This post should not be construed as legal advice
In the coming months, many of you will have important decisions to make regarding the new Farm Service Agency (FSA) programs. Will you select the new Price Loss Coverage (PLC) option, Agricultural Risk Coverage – County Level (ARC-CO), or Agricultural Risk Coverage – Individual Option (ARC-IC)? This decision will not be easy one. Once FSA issues the details, I will put out information on how to use decision making tools under development. Today, I want to cover an issue that landlord and tenants will need to consider, especially those with crop-share leases. Many of those leasing land may need to update FSA’s Power of Attorney form (FSA-211) in order to make these decisions for the landlord.
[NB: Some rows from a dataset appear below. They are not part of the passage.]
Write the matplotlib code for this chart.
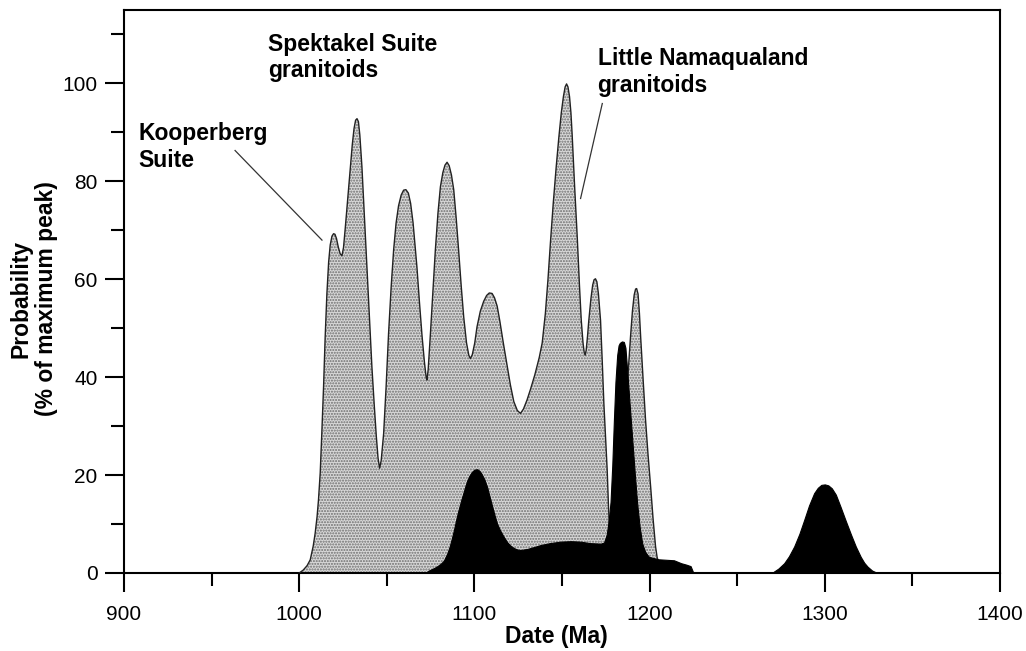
import numpy as np
import matplotlib.pyplot as plt
from matplotlib.ticker import MultipleLocator

plt.rcParams['font.family'] = ['Liberation Sans', 'DejaVu Sans']
plt.rcParams['hatch.linewidth'] = 1.0

# grey curve: all granitoid ages (Date Ma, % of max peak)
grey_date = [1000, 1002.3, 1004.5, 1006.3, 1008, 1009.1, 1010.2, 1011, 1012, 1012.9,
             1013.9, 1014.8, 1015.8, 1016.8, 1017.7, 1018.7, 1019.6, 1020.4, 1021.3, 1022.3,
             1023.4, 1024.4, 1025.3, 1026.3, 1027.7, 1029.1, 1030.3, 1031.3, 1032.2, 1033,
             1033.8, 1034.6, 1035.8, 1037.2, 1038.7, 1040.1, 1041.5, 1042.8, 1044, 1045,
             1045.9, 1046.8, 1048.2, 1049.6, 1051, 1052.5, 1053.9, 1055.3, 1056.7, 1058.2,
             1059.6, 1060.9, 1062.3, 1063.6, 1065, 1066.2, 1067.2, 1068.6, 1070.1, 1071.5,
             1072.4, 1072.9, 1073.6, 1074.9, 1076.3, 1077.7, 1079.2, 1080.6, 1082, 1083.2,
             1084.4, 1085.6, 1086.9, 1088.2, 1089.6, 1091, 1092.5, 1093.9, 1095.5, 1096.8,
             1097.7, 1098.8, 1100.2, 1101.5, 1103.4, 1105.3, 1107, 1108.5, 1110.1, 1111.5,
             1113, 1114.5, 1116.5, 1118.7, 1120.5, 1122.5, 1124.5, 1126.3, 1128, 1130,
             1132, 1134.5, 1137, 1138.7, 1140.5, 1142, 1143.4, 1145, 1146.7, 1148.2,
             1149.6, 1150.8, 1151.8, 1152.6, 1153.4, 1154.3, 1155.1, 1155.8, 1157.2, 1158.7,
             1160, 1161, 1162, 1162.7, 1163.2, 1163.8, 1164.6, 1165.3, 1166.5, 1167.5,
             1168.3, 1169.1, 1169.9, 1170.8, 1172, 1173, 1173.9, 1174.9, 1175.8, 1176.5,
             1177.1, 1178, 1181, 1184, 1187.2, 1188.2, 1189.1, 1190.2, 1191.2, 1192,
             1192.6, 1193.4, 1194.2, 1194.9, 1196.3, 1197.7, 1199.1, 1200.6, 1202, 1203.4,
             1204.3, 1205.3, 1207]
grey_prob = [0, 0.6, 1.5, 2.7, 5.5, 8.1, 11.5, 14.9, 20.5, 28.5,
             38, 48, 57, 63.5, 67, 68.8, 69.3, 69.2, 68.3, 66.6,
             65.2, 64.8, 66.5, 70.5, 76.5, 82.5, 87.5, 90.8, 92.5, 92.8,
             92.2, 89.5, 83, 73, 62.5, 52, 42.1, 34.5, 28, 23.5,
             21.4, 23, 28.5, 38, 48.9, 58.5, 66, 71.5, 75, 77.2,
             78.2, 78.3, 77.6, 75.5, 71.5, 66.5, 62.5, 55.5, 48.5, 43,
             40.2, 39.4, 41.5, 48.9, 57.5, 65.9, 73.5, 78.9, 81.8, 83.3,
             83.9, 83.2, 81.3, 78.3, 72.5, 65.9, 58.5, 52.3, 47, 44.5,
             43.8, 44.6, 47, 50.3, 53.5, 55.5, 56.7, 57.2, 57.1, 56.2,
             54.5, 51.5, 47, 42.3, 38.5, 35, 33.2, 32.6, 33.5, 35.3,
             37.5, 40.5, 44, 47, 53, 60, 67.5, 75.5, 83, 89,
             94, 97.3, 99.3, 99.9, 99.3, 97.3, 94, 89.5, 79, 68.6,
             58.5, 51.6, 47, 45, 44.5, 45.5, 48.5, 51.6, 56, 58.8,
             59.9, 60.1, 59.5, 57, 51.6, 43, 34.6, 27.5, 21, 14,
             8.8, 7, 12, 24, 38, 43.5, 48.2, 53.5, 56.8, 58,
             58.1, 57, 53, 48.2, 39.5, 31.2, 24.2, 17.6, 11, 5.4,
             3.2, 2, 0]

# black curve
black_date = [1072, 1074, 1078, 1080.5, 1082.5, 1084.3, 1086, 1088, 1090, 1091.5,
              1093, 1094.5, 1095.8, 1097.2, 1098.5, 1100, 1101.5, 1102.8, 1104, 1105.6,
              1107.2, 1108.6, 1110, 1111.5, 1113, 1114.8, 1116.7, 1118.7, 1120.5, 1122.5,
              1124.5, 1126.3, 1130, 1134, 1137.7, 1143, 1149.1, 1155, 1160.6, 1166,
              1172, 1174, 1175.5, 1176.6, 1177.7, 1178.7, 1179.6, 1180.5, 1181.5, 1182.3,
              1183, 1184.2, 1185.3, 1186.2, 1187.2, 1188.6, 1190, 1191.5, 1192.9, 1194.3,
              1195.8, 1197.5, 1199.6, 1205, 1213.9, 1218, 1221, 1223.4, 1225,
              1270, 1271, 1273.5, 1276.8, 1279.5, 1282.5, 1285.5, 1288.2, 1291, 1293.9,
              1296, 1298, 1300, 1302, 1304, 1306.3, 1309, 1312, 1315, 1317.7,
              1320.5, 1322.5, 1324.4, 1327, 1330]
black_prob = [0, 0.5, 1.2, 1.8, 2.5, 3.8, 5.5, 8.3, 11.5, 13.6,
              15.5, 17.3, 18.8, 19.9, 20.6, 21.1, 21.2, 20.9, 20.3, 19.2,
              17.6, 15.7, 13.8, 11.8, 10, 8.6, 7.4, 6.3, 5.6, 5.1,
              4.8, 4.7, 4.9, 5.3, 5.7, 6.1, 6.4, 6.5, 6.4, 6.1,
              6, 6.2, 7.8, 10.5, 14.5, 22, 31, 39, 44.5, 46.5,
              47, 47.3, 47.2, 46, 41.4, 34.5, 27.8, 20.5, 14.2, 9.5,
              6, 4.3, 3.3, 2.8, 2.6, 2, 1.7, 1.4, 0,
              0, 0.3, 0.9, 2, 3.4, 5.4, 8, 10.8, 13.8, 16.3,
              17.4, 18, 18.1, 17.9, 17.3, 16, 13.5, 10.6, 7.8, 5.4,
              3.3, 2.1, 1.3, 0.5, 0]

fig = plt.figure(figsize=(10.26, 6.51), dpi=100)
ax = fig.add_axes([124/1026, 78/651, 876/1026, 563/651])

ax.fill_between(grey_date, grey_prob, facecolor='#d8d8d8', edgecolor='#6e6e6e',
                hatch='......', linewidth=0, zorder=2)
ax.plot(grey_date, grey_prob, color='#222222', lw=1.0, zorder=3)
ax.fill_between(black_date, black_prob, facecolor='black', edgecolor='black',
                linewidth=0.8, zorder=4)

# labels
ax.text(908, 87.0, "Kooperberg\nSuite", fontsize=16.5, fontweight='bold',
        ha='left', va='center', linespacing=1.2)
ax.text(982.3, 105.3, "Spektakel Suite\ngranitoids", fontsize=16.5, fontweight='bold',
        ha='left', va='center', linespacing=1.2)
ax.text(1170.3, 102.3, "Little Namaqualand\ngranitoids", fontsize=16.5, fontweight='bold',
        ha='left', va='center', linespacing=1.2)
ax.plot([963.4, 1013], [86.3, 68], color='#333333', lw=0.9, zorder=5)
ax.plot([1173, 1160.6], [95.9, 76.5], color='#333333', lw=0.9, zorder=5)

ax.set_xlim(900, 1400)
ax.set_ylim(0, 115)
ax.xaxis.set_major_locator(MultipleLocator(100))
ax.xaxis.set_minor_locator(MultipleLocator(50))
ax.yaxis.set_major_locator(MultipleLocator(20))
ax.yaxis.set_minor_locator(MultipleLocator(10))
ax.set_yticks([0, 20, 40, 60, 80, 100])
ax.tick_params(which='major', length=14, width=1.5, labelsize=15, direction='out')
ax.tick_params(which='minor', length=9.5, width=1.5, direction='out')
ax.tick_params(axis='x', which='major', pad=9)
ax.tick_params(axis='y', which='major', pad=5)
for s in ax.spines.values():
    s.set_linewidth(1.5)

fig.text(556/1026, 1 - 637/651, "Date (Ma)", fontsize=16.5, fontweight='bold',
         ha='center', va='center')
fig.text(34/1026, 1 - 299/651, "Probability\n(% of maximum peak)", fontsize=16.5,
         fontweight='bold', ha='center', va='center', rotation=90, linespacing=1.15)

fig.savefig("out.png", dpi=100)
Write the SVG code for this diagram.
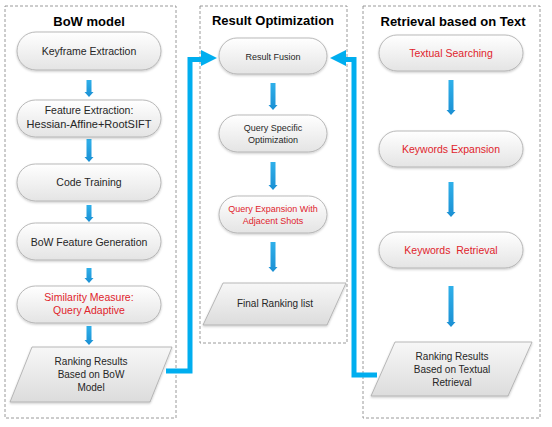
<svg xmlns="http://www.w3.org/2000/svg" width="552" height="427" viewBox="0 0 552 427">
<defs>
<linearGradient id="gNode" x1="0" y1="0" x2="0" y2="1">
<stop offset="0" stop-color="#ffffff"/>
<stop offset="1" stop-color="#e4e4e4"/>
</linearGradient>
<linearGradient id="gPara" x1="0" y1="0" x2="0" y2="1">
<stop offset="0" stop-color="#f7f7f7"/>
<stop offset="1" stop-color="#dcdcdc"/>
</linearGradient>
<linearGradient id="gArr" x1="0" y1="0" x2="0" y2="1">
<stop offset="0" stop-color="#2fb0ea"/>
<stop offset="1" stop-color="#1a8fd3"/>
</linearGradient>
<filter id="sh" x="-10%" y="-20%" width="120%" height="150%">
<feDropShadow dx="0" dy="1.2" stdDeviation="0.9" flood-color="#000" flood-opacity="0.22"/>
</filter>
</defs>
<style>
.panel{fill:none;stroke:#8f8f8f;stroke-width:0.9;stroke-dasharray:3 2}
.node{fill:url(#gNode);stroke:#a8a8a8;stroke-width:0.8;filter:url(#sh)}
.para{fill:url(#gPara);stroke:#a8a8a8;stroke-width:0.8;filter:url(#sh)}
.title{font-family:"Liberation Sans",Arial,sans-serif;font-weight:bold;font-size:13px;fill:#000;text-anchor:middle}
.t{font-family:"Liberation Sans",Arial,sans-serif;font-size:10.5px;fill:#262626;text-anchor:middle}
.s{font-family:"Liberation Sans",Arial,sans-serif;font-size:9px;fill:#262626;text-anchor:middle}
.p{font-family:"Liberation Sans",Arial,sans-serif;font-size:10px;fill:#262626;text-anchor:middle}
.red{fill:#e0242c}
.darr{fill:url(#gArr)}
.bline{fill:none;stroke:#00aeef;stroke-width:5;stroke-linejoin:miter}
.bhead{fill:#00aeef}
</style>

<g id="panels">
<rect id="panel-bow" class="panel" x="5" y="6" width="171" height="412"/>
<rect id="panel-opt" class="panel" x="200" y="6" width="147" height="337"/>
<rect id="panel-text" class="panel" x="363" y="6" width="177" height="412"/>
<text class="title" x="89" y="26">BoW model</text>
<text class="title" x="273" y="25">Result Optimization</text>
<text class="title" x="453" y="26">Retrieval based on Text</text>
</g>

<g id="connectors">
<path class="darr" d="M86.5,80 H91.5 V92 H93.5 L89,97 L84.5,92 H86.5 Z"/>
<path class="darr" d="M86.5,139 H91.5 V157 H93.5 L89,162 L84.5,157 H86.5 Z"/>
<path class="darr" d="M86.5,205 H91.5 V217 H93.5 L89,222 L84.5,217 H86.5 Z"/>
<path class="darr" d="M86.5,268 H91.5 V278 H93.5 L89,283 L84.5,278 H86.5 Z"/>
<path class="darr" d="M86.5,326 H91.5 V340 H93.5 L89,345 L84.5,340 H86.5 Z"/>
<path class="darr" d="M270.5,83 H275.5 V105 H277.5 L273,110 L268.5,105 H270.5 Z"/>
<path class="darr" d="M270.5,162 H275.5 V185 H277.5 L273,190 L268.5,185 H270.5 Z"/>
<path class="darr" d="M270.5,242 H275.5 V267 H277.5 L273,272 L268.5,267 H270.5 Z"/>
<path class="darr" d="M448.5,80 H453.5 V110 H455.5 L451,115 L446.5,110 H448.5 Z"/>
<path class="darr" d="M448.5,182 H453.5 V212 H455.5 L451,217 L446.5,212 H448.5 Z"/>
<path class="darr" d="M448.5,286 H453.5 V322 H455.5 L451,327 L446.5,322 H448.5 Z"/>
<path class="bline" d="M166,371 H190 V59.5 H203"/>
<polygon class="bhead" points="201,50 217,58 201,66"/>
<path class="bline" d="M377,375 H354 V59.5 H344"/>
<polygon class="bhead" points="346,50 330,58 346,66"/>
</g>

<g id="n-keyframe">
<rect class="node" x="17" y="32" width="144" height="38" rx="19"/>
<text class="t" x="89" y="55">Keyframe Extraction</text>
</g>
<g id="n-feature">
<rect class="node" x="17" y="100" width="144" height="37" rx="18.5"/>
<text class="t" x="89" y="114">Feature Extraction:</text>
<text class="t" x="89" y="128" style="font-size:11px">Hessian-Affine+RootSIFT</text>
</g>
<g id="n-code">
<rect class="node" x="17" y="164" width="144" height="37" rx="18.5"/>
<text class="t" x="89" y="186">Code Training</text>
</g>
<g id="n-bowfeat">
<rect class="node" x="17" y="223" width="144" height="37" rx="18.5"/>
<text class="t" x="89" y="246">BoW Feature Generation</text>
</g>
<g id="n-similarity">
<rect class="node" x="17" y="286" width="144" height="37" rx="18.5"/>
<text class="t red" x="89" y="301">Similarity Measure:</text>
<text class="t red" x="89" y="314">Query Adaptive</text>
</g>
<g id="n-rank-bow">
<polygon class="para" points="32,347 172,347 150,402 10,402"/>
<text class="p" x="91" y="365">Ranking Results</text>
<text class="p" x="91" y="378">Based on BoW</text>
<text class="p" x="91" y="391">Model</text>
</g>

<g id="n-fusion">
<rect class="node" x="219" y="38" width="108" height="36" rx="18"/>
<text class="s" x="273" y="60">Result Fusion</text>
</g>
<g id="n-qso">
<rect class="node" x="219" y="115" width="108" height="37" rx="18.5"/>
<text class="s" x="273" y="131">Query Specific</text>
<text class="s" x="273" y="143">Optimization</text>
</g>
<g id="n-qe">
<rect class="node" x="219" y="196" width="108" height="37" rx="18.5"/>
<text class="s red" x="273" y="212">Query Expansion With</text>
<text class="s red" x="273" y="224">Adjacent Shots</text>
</g>
<g id="n-final">
<polygon class="para" points="223,283 346,283 327,325 203,325"/>
<text class="p" x="275" y="307">Final Ranking list</text>
</g>

<g id="n-textual">
<rect class="node" x="379" y="35" width="144" height="36" rx="18"/>
<text class="t red" x="451" y="57">Textual Searching</text>
</g>
<g id="n-kwexp">
<rect class="node" x="379" y="131" width="144" height="36" rx="18"/>
<text class="t red" x="451" y="153">Keywords Expansion</text>
</g>
<g id="n-kwret">
<rect class="node" x="379" y="232" width="144" height="36" rx="18"/>
<text class="t red" x="451" y="254" xml:space="preserve">Keywords  Retrieval</text>
</g>
<g id="n-rank-text">
<polygon class="para" points="395,342 532,342 508,396 371,396"/>
<text class="p" x="452" y="360">Ranking Results</text>
<text class="p" x="452" y="373">Based on Textual</text>
<text class="p" x="452" y="386">Retrieval</text>
</g>
</svg>
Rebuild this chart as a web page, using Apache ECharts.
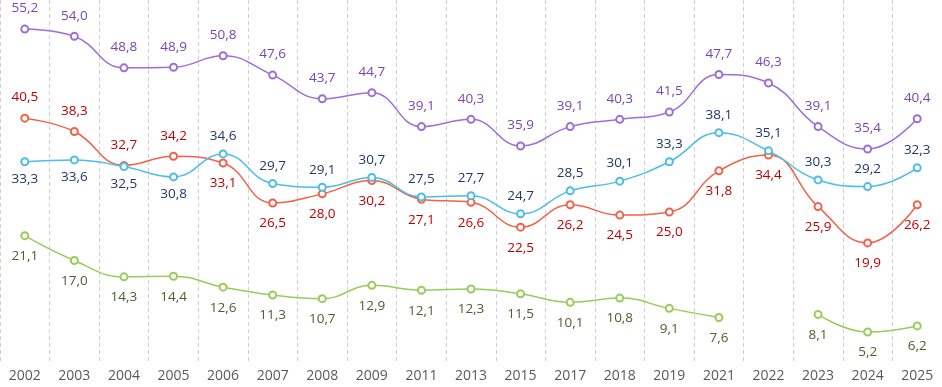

The current regulations allow for the landowner to make decisions related to payment yield and base acre reallocation. This means landlords (as the landowner) will have the ability to decide on how to reallocate base acres and updating payment yields. The decision of which program to elect to participate in for the life of the farm bill will be with the producer on the farmer (either landowner or tenant depending on the situation). As we will discuss, having an updated power of attorney will work to limit educating landowners and allow the tenant the ability to make these decisions.
A power of attorney (POA) is a legal document allowing one party, or grantor, to grant the authority to act as the grantor’s agent/attorney-in-fact to a third party. For example, your estate plan (you have an estate plan, right?) typically includes a Durable Power of Attorney which allows your spouse, a child(ren), or another person to make decisions for you and continue to pay bills for you if you become incapacitated in some way. The power of attorney you grant can be broad as you want or as narrow as you need it to be, it just depends on your situation.
For those that have never completed a form FSA-211, why do you need to consider completing one? Completing the POA and having it approved by FSA allows a tenant to make the decisions on which farm programs (PLC, ARC-CO, or ARC-IC) the leased farmland will be enrolled in for the life of the 2014 Farm Bill. The lease does not have to run the life of the farm bill but future tenants will be stuck with the program decision made by the original tenant. Allowing the current tenant to make these decisions is potentially helpful to those landowners who are far removed from agriculture and may not understand exactly how these programs will operate or impact the tenant’s current operation.
One important detail to remember is landowners will have to make the ARC-CO or PLC decision or the whole farm into ARC-IC for each covered commodity with base acres on the farm. This decision is going will require landowners to consider how each program works, what is currently being produced on the farm, and thoughts on future prices and yields for those crops. This will not be an easy decision and will require some work on the part of the decision maker.
This also means landlords who have very little connection with the farmland (such as those who inherited from an older generation or bought it as an investment) will need to be educated on the new programs and how each one potentially impacts different crops depending on different yield conditions and commodity prices. This education will be important for those crop-share rent landlords who may potentially be able to participate in payouts by the three new programs. Updating the FS-211 would allow the tenant with a better grasp on these issues to make these decisions for the landlord.
Farmland owned by multiple landlords may also benefit from a signed FS-211. This will put the decision in the hands of either one of the landlords or in the hands of the tenant, reducing the need to educate multiple landlords who may have little at stake to make the best decision for the tenant.
Tenants who get signed POAs will still want to communicate why a decision was made in the end. Prior to signup, show your landlord printouts from the decision tools that show why you choose one program over the other for each covered commodity for PLC and ARC-CO or why you elected to put the entire farm in ARC-IC. This will help the landlord better understand the decision and help explain that decision to a possible future tenant.